Governments Can Still Make Life Difficult
None of this is to say that governments can’t make it more difficult for people to adopt crypto. The IRS has posted a reward of $600,000 for anyone who can hack Monero, a leading privacy coin. Most of us have had to go through the painstaking process of Know-Your-Customer (KYC) with exchanges like Binance and Coinbase, where we’re uploading official documents like our passports and having screenshots taken of our faces. These are even stricter measures than it takes to open a standard bank account in most countries. This is already a huge hurdle, and defeats much of the original purpose of DeFi- to bring banking and finance to the unbanked. If we have to buy all of our coins on the exchanges with these strict KYC protocols, how will this bring finance to the unbanked? Another potential friction to adoption is that taxes specific to gains made on cryptocurrency could be raised relatively quickly by law-making bodies.
Further, ‘The Government’ is not some faceless anti-crypto body. In most countries, elected officials have to represent their constituents lest they get voted out. And their constituents are curious about investing in crypto. More than 49% of financial advisors in 2020 reported that their clients have asked about crypto, opposed to just 17% in 2019. If a big chunk of the investing class (which has outsize power and influence in government, like it or not) has interest in or holds crypto, lawmakers are far less likely to do anything that will hurt the asset class. It’s likely that mainstream retirement vehicles like individual retirement accounts will help global adoption of crypto tremendously. Some government leaders (like El Salvador’s Nayib Bukele and Britain’s Chancellor of the Exchequer George Osborne) are extremely bullish on crypto and have helped the technology gain global recognition and adoption in El Salvador’s case. Most governments have been intelligent enough to see there is great potential in blockchain technology, and are afraid of being left out in a global innovation. These governments likely have mixed feelings about crypto for this fact- yes the technology could add utility and value to the country’s economy, but it also poses a threat to the state’s power to manipulate monetary policy of the fiat currency they issue. Because of these conflicting feelings and because of the demands of their citizens, most countries have adopted a wait-and-see approach to cryptocurrencies. The wonderful thing about this is that blockchain technology continues to see adoption increase each day, making it more difficult for any kind of reversal effort by governments.

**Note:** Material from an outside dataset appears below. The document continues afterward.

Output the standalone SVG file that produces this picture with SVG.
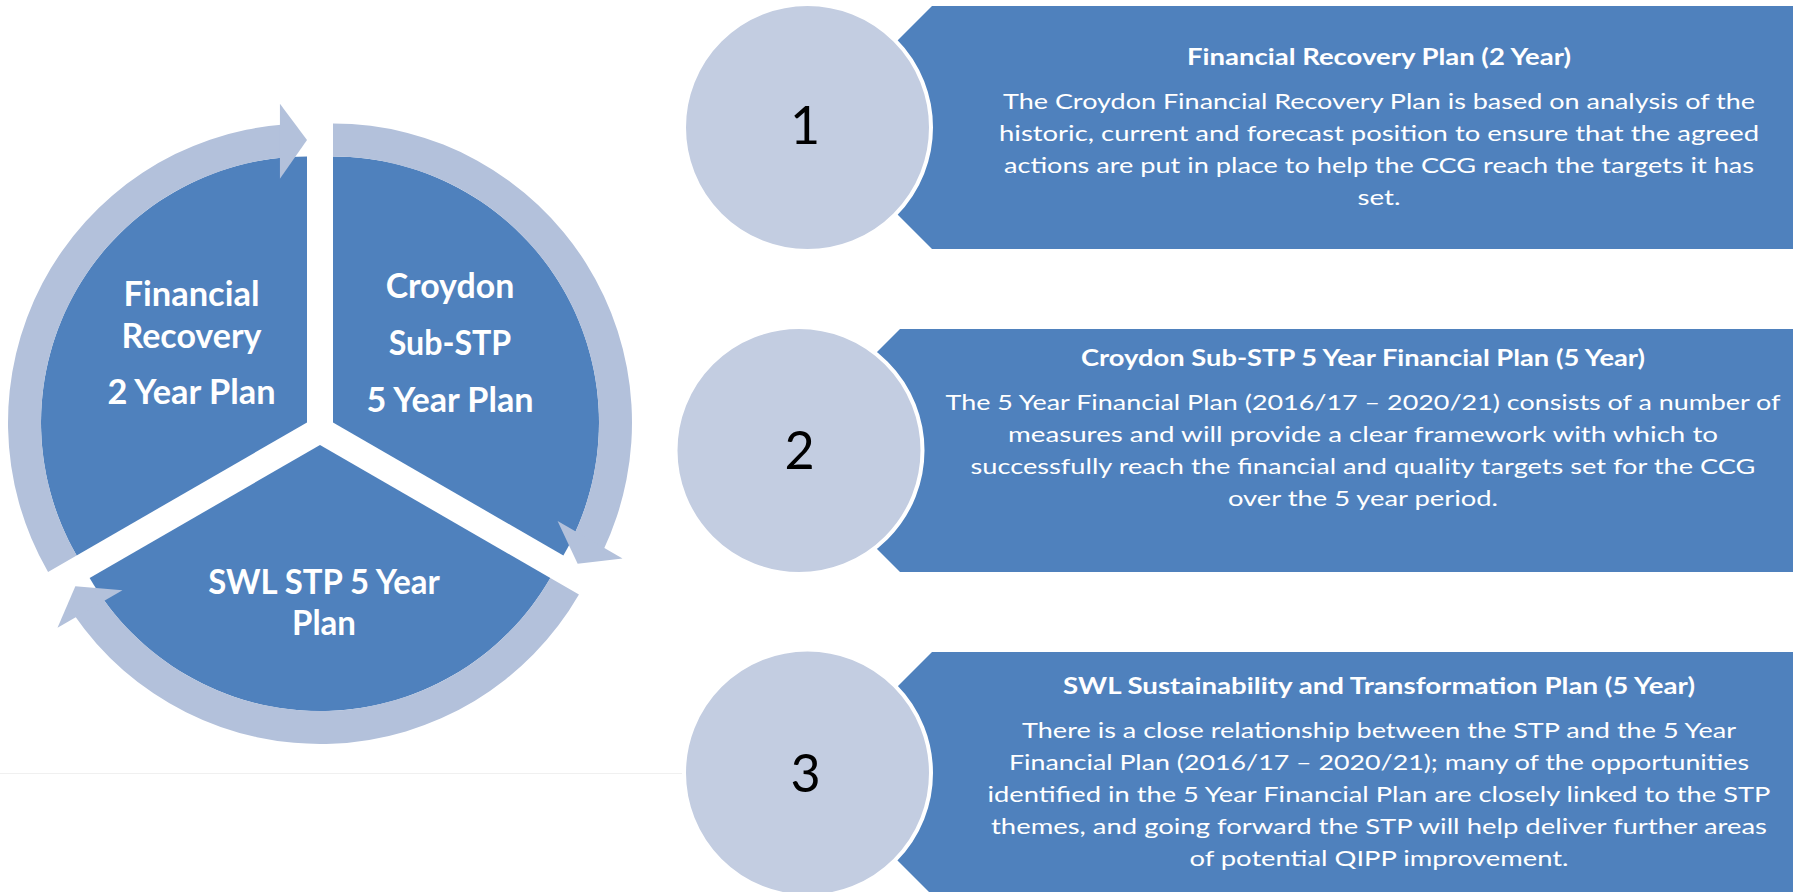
<svg xmlns="http://www.w3.org/2000/svg" width="1796" height="892" viewBox="0 0 1796 892">
  <style>
    .wedge { fill: #4F81BD; }
    .ring { fill: #B3C1DB; }
    .panel { fill: #4F81BD; }
    .badge { fill: #C3CDE1; stroke: #FFFFFF; stroke-width: 4; }
    .pie-label { font-family: Lato, "Open Sans", sans-serif; font-weight: 700; font-size: 35px; fill: #FFFFFF; text-anchor: middle; }
    .num { font-family: Lato, "Open Sans", sans-serif; font-size: 52px; fill: #000000; text-anchor: middle; }
    .title { font-family: Lato, "Open Sans", sans-serif; font-weight: 700; font-size: 22px; fill: #FFFFFF; text-anchor: middle; }
    .body { font-family: Lato, "Open Sans", sans-serif; font-size: 22px; fill: #FFFFFF; text-anchor: middle; }
  </style>

  <rect width="1796" height="892" fill="#FFFFFF"/>
  <line x1="0" y1="773.5" x2="690" y2="773.5" stroke="#F0F0F0" stroke-width="1"/>

  <!-- cycle: three exploded wedges -->
  <g id="wedge-financial-recovery">
    <path class="wedge" d="M307 422.5 L76.64 555.5 A266 266 0 0 1 307 156.5 Z"/>
    <text class="pie-label" x="191.5" y="306" textLength="136" lengthAdjust="spacingAndGlyphs">Financial</text>
    <text class="pie-label" x="191.5" y="348" textLength="140" lengthAdjust="spacingAndGlyphs">Recovery</text>
    <text class="pie-label" x="191.5" y="404" textLength="168" lengthAdjust="spacingAndGlyphs">2 Year Plan</text>
  </g>
  <g id="wedge-croydon-sub-stp">
    <path class="wedge" d="M333 422.5 L333 156.5 A266 266 0 0 1 563.36 555.5 Z"/>
    <text class="pie-label" x="450" y="298" textLength="128.5" lengthAdjust="spacingAndGlyphs">Croydon</text>
    <text class="pie-label" x="450" y="355" textLength="122.6" lengthAdjust="spacingAndGlyphs">Sub-STP</text>
    <text class="pie-label" x="450" y="412" textLength="167" lengthAdjust="spacingAndGlyphs">5 Year Plan</text>
  </g>
  <g id="wedge-swl-stp">
    <path class="wedge" d="M320 445 L550.36 578 A266 266 0 0 1 89.64 578 Z"/>
    <text class="pie-label" x="324" y="594" textLength="231.7" lengthAdjust="spacingAndGlyphs">SWL STP 5 Year</text>
    <text class="pie-label" x="324" y="635" textLength="64" lengthAdjust="spacingAndGlyphs">Plan</text>
  </g>

  <!-- circular arrows running round each wedge -->
  <g id="connectors">
    <path class="ring" d="M48.06 572 A299 299 0 0 1 283.54 124.42 L286.13 157.32 A266 266 0 0 0 76.64 555.5 Z"/>
    <polygon class="ring" points="279.92,103.8 307,140 279.92,178.8"/>
    <path class="ring" d="M333 123.5 A299 299 0 0 1 602.87 551.22 L573.09 537.02 A266 266 0 0 0 333 156.5 Z"/>
    <polygon class="ring" points="622.54,558.4 577.65,563.75 557.58,520.9"/>
    <path class="ring" d="M578.94 594.5 A299 299 0 0 1 73.59 614.36 L100.78 595.67 A266 266 0 0 0 550.36 578 Z"/>
    <polygon class="ring" points="57.53,627.8 75.35,586.25 122.49,590.3"/>
  </g>

  <!-- list panels -->
  <g id="panel-1">
    <polygon class="panel" points="932,6 1793,6 1793,249 932,249 810.5,127.5"/>
    <circle class="badge" cx="807.5" cy="127.5" r="123.5"/>
    <text class="num" x="805" y="143.5">1</text>
    <text class="title" x="1379" y="65" textLength="384" lengthAdjust="spacingAndGlyphs">Financial Recovery Plan (2 Year)</text>
    <text class="body" x="1379" y="109" textLength="752" lengthAdjust="spacingAndGlyphs">The Croydon Financial Recovery Plan is based on analysis of the</text>
    <text class="body" x="1379" y="141" textLength="760" lengthAdjust="spacingAndGlyphs">historic, current and forecast position to ensure that the agreed</text>
    <text class="body" x="1379" y="173" textLength="750" lengthAdjust="spacingAndGlyphs">actions are put in place to help the CCG reach the targets it has</text>
    <text class="body" x="1379" y="205" textLength="43" lengthAdjust="spacingAndGlyphs">set.</text>
  </g>

  <g id="panel-2">
    <polygon class="panel" points="900,329 1793,329 1793,572 900,572 778.5,450.5"/>
    <circle class="badge" cx="799" cy="450.5" r="123.5"/>
    <text class="num" x="799.5" y="468.5">2</text>
    <text class="title" x="1363" y="366" textLength="564" lengthAdjust="spacingAndGlyphs">Croydon Sub-STP 5 Year Financial Plan (5 Year)</text>
    <text class="body" x="1363" y="410" textLength="835" lengthAdjust="spacingAndGlyphs">The 5 Year Financial Plan (2016/17 – 2020/21) consists of a number of</text>
    <text class="body" x="1363" y="442" textLength="710" lengthAdjust="spacingAndGlyphs">measures and will provide a clear framework with which to</text>
    <text class="body" x="1363" y="474" textLength="785" lengthAdjust="spacingAndGlyphs">successfully reach the financial and quality targets set for the CCG</text>
    <text class="body" x="1363" y="506" textLength="270" lengthAdjust="spacingAndGlyphs">over the 5 year period.</text>
  </g>

  <g id="panel-3">
    <polygon class="panel" points="932,652 1793,652 1793,895 932,895 810.5,773.5"/>
    <circle class="badge" cx="807.5" cy="773" r="123.5"/>
    <text class="num" x="805.5" y="792">3</text>
    <text class="title" x="1379" y="694" textLength="632" lengthAdjust="spacingAndGlyphs">SWL Sustainability and Transformation Plan (5 Year)</text>
    <text class="body" x="1379" y="738" textLength="714" lengthAdjust="spacingAndGlyphs">There is a close relationship between the STP and the 5 Year</text>
    <text class="body" x="1379" y="770" textLength="740" lengthAdjust="spacingAndGlyphs">Financial Plan (2016/17 – 2020/21); many of the opportunities</text>
    <text class="body" x="1379" y="802" textLength="783" lengthAdjust="spacingAndGlyphs">identified in the 5 Year Financial Plan are closely linked to the STP</text>
    <text class="body" x="1379" y="834" textLength="776" lengthAdjust="spacingAndGlyphs">themes, and going forward the STP will help deliver further areas</text>
    <text class="body" x="1379" y="866" textLength="379" lengthAdjust="spacingAndGlyphs">of potential QIPP improvement.</text>
  </g>
</svg>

‘Banning’ crypto would require true worldwide coordination, something we almost never see. We all get a little scared when we see headlines about governments cracking down on crypto, but keep this fundamental always in mind- crypto cannot be banned. Stay confident in your investments. Further, Millennials and Gen Zers have been shown to see more value in the digital asset space- a Fall 2020 BlockChain Capital survey reveals 55% of Millennials will likely purchase bitcoin in the next 5 years vs. only 19% for the 55-64 age category. Gen Z are digital natives. Someone who has purchased skins or items in Fortnite has already been exposed to owning digital assets. Understanding and trading NFTs will be far more intuitive for this generation that for others. As Millennials and Gen Z age and advance into their careers, investment in the digital asset class will only grow. The arrow of history is pointing one way- and that’s adoption of the blockchain across many core economic processes and finance.